15.   Exclusive:   Did you ask for an exclusive so you’d be the only “use” of your kind in the center? No one wants a competitor alongside you. We have all seen this so often. A pizza parlor or hair salon opens in a center and a few months later when sales are hopefully booming, a direct competitor opens within the same shopping center. So easily avoided with an exclusive.  

16.   Use Clause:   Is what you are going to sell well defined? Is what you are going to sell tomorrow what you will be selling in 5 to 10 years? Your use clause defines and protects your flexible in what you can and will sell. As the tenant you want this as broad as possible. As the landlord they will want this as tight as possible especially if they are granting you an exclusive. For example: If you are opening a pizza parlor you may want your use clause to grant you the right to sell chicken wings, hoagies, calzones, etc. The landlord will not want to grant you a right (and exclusive) to sell food because that would restrict him from leasing to a Greek or Italian restaurant. Our attorneys (under Industry Support) can craft a use clause you both can live with. 

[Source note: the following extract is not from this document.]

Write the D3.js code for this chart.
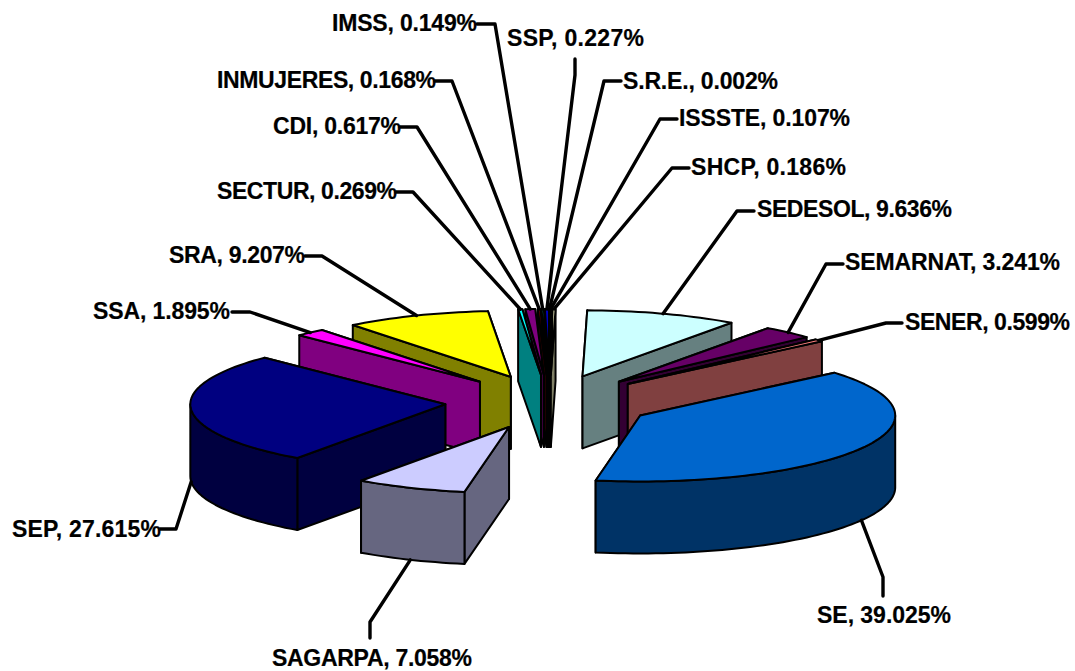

17.    Relocation Clause:    Do you have one, where the landlord can relocate you after you open? How is it defined? Who pays for what? It all needs to be clearly spelled out. Once you construct and open your business or restaurant you want the security to be in that spot for the entire length of your lease. BUT, especially in large shopping center, the landlord needs the right to assemble big blocks of leasable space so if a major anchor wants to lease within the center (which would help all the tenants) a small tenant with years left on their lease, doesn’t stop it. Ideally, tenants will not have a relocation clause in their lease, but sometimes you will. Crafting a relocation clause that provides you protection covering downtime and all the costs make this clause more palatable.  

18.   Sales Kickout?   Did you know you could ask for a provision that in the event you don’t achieve a negotiated level of sales you can terminate the lease? This provision is a creative resolution to the situation when a landlord and tenant have different sales projections for the potential of the tenant’s business. If the sales kickout figure is achieved the lease remains intact. If the sales kickout figure is not achieved the tenant may terminate the lease and walk away. 

19.   Permit Contingency:   If the city holds you up and you can’t get a permit to start construction did you ask for a permit contingency, so your rent won’t start? This happened across the country during the last couple of years as Covid shut down city offices that normally would approve a tenant’s plans. Although we all hope these covid delays never happen again, wouldn’t you feel more secure with a permit contingency. 

20.   Personal Guarantee Language:   : For how long are you liable to keep paying rent, if you close your store? No two personal guarantee language provisions are the same. It will be tied to the amount of tenant allowance the landlord provided you and any other out of pocket expenses the landlord incurred to help you get open. It will also be influenced by the strength of your corporate and personal financials.